Big Sean singles chronology
| "Open Wide" (2015) | "Blessings" (2015) | "B Boy" (2015) |

Drake singles chronology
| "Truffle Butter" (2015) | "Blessings" (2015) | "Preach" (2015) |

Kanye West singles chronology
| "FourFiveSeconds" (2015) | "Blessings" (2015) | "All Day" (2015) |

Music video
- "Blessings" on YouTube

= Blessings (Big Sean song) =

"Blessings" is a song by American rapper Big Sean from his third studio album Dark Sky Paradise (2015). The song was serviced to urban contemporary radio by GOOD Music, an imprint of Def Jam Recordings on January 31, 2015, as the album's third official single. It features Canadian rapper Drake and GOOD Music label boss Kanye West, with production from Vinylz and Allen Ritter.
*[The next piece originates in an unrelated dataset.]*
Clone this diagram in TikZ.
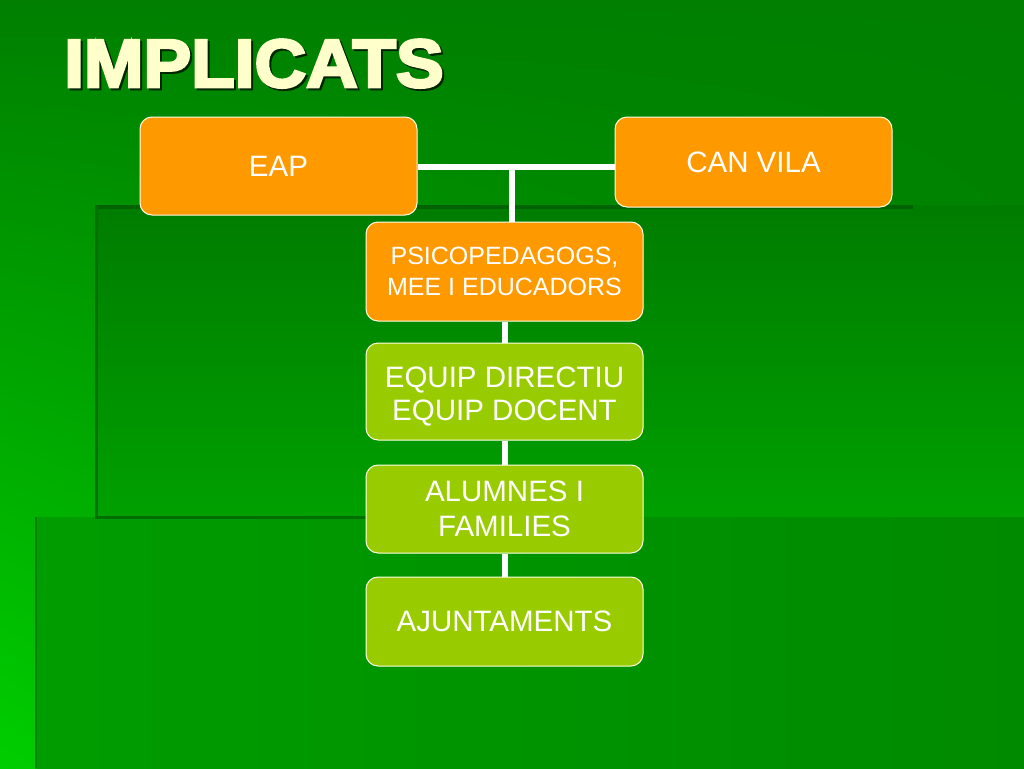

The music video for the song was released on YouTube on March 3, 2015. The single and music video version feature Drake and West, while the album version omits West. The song received two nominations at the 2015 Soul Train Music Awards for Best Collaboration and Hip-Hop Song of the Year.

==Background==
The video of the song was released in greyscale. The original release only contained a feature from Drake, this being the version which appears on Dark Sky Paradise. An extended version featuring an additional verse from Kanye West was released as a single on February 3, 2015. Big Sean makes a reference to the Cartoon Network series Ed, Edd N Eddy in the song, when he raps “I’ve lost homies who been with me since Ed, Edd N Eddy”.

== Charts ==

| Chart (2015–16) | Peak position |
|---|---|
| Belgium (Ultratip Bubbling Under Flanders) | 96 |
| Belgium Urban (Ultratop Flanders) | 33 |
| Canada (Canadian Hot 100) | 59 |
| France (SNEP) | 184 |
| UK Singles (Official Charts Company) | 139 |
| UK Hip Hop/R&B (OCC) | 26 |
| US Billboard Hot 100 | 28 |
| US Hot R&B/Hip-Hop Songs (Billboard) | 9 |
| US Rhythmic (Billboard) | 11 |

===Year-end charts===

| Chart (2015) | Position |
|---|---|
| US Billboard Hot 100 | 88 |
| US Hot R&B/Hip-Hop Songs (Billboard) | 24 |

== Certifications ==

| Region | Certification | Certified units/sales |
| Brazil (Pro-Música Brasil) | Gold | 30,000^{‡} |
| Canada (Music Canada) | Platinum | 80,000^{‡} |
| New Zealand (RMNZ) | Gold | 15,000^{‡} |
| United Kingdom (BPI) | Silver | 200,000^{‡} |
| United States (RIAA) | 4× Platinum | 4,000,000^{‡} |
^{‡} Sales+streaming figures based on certification alone.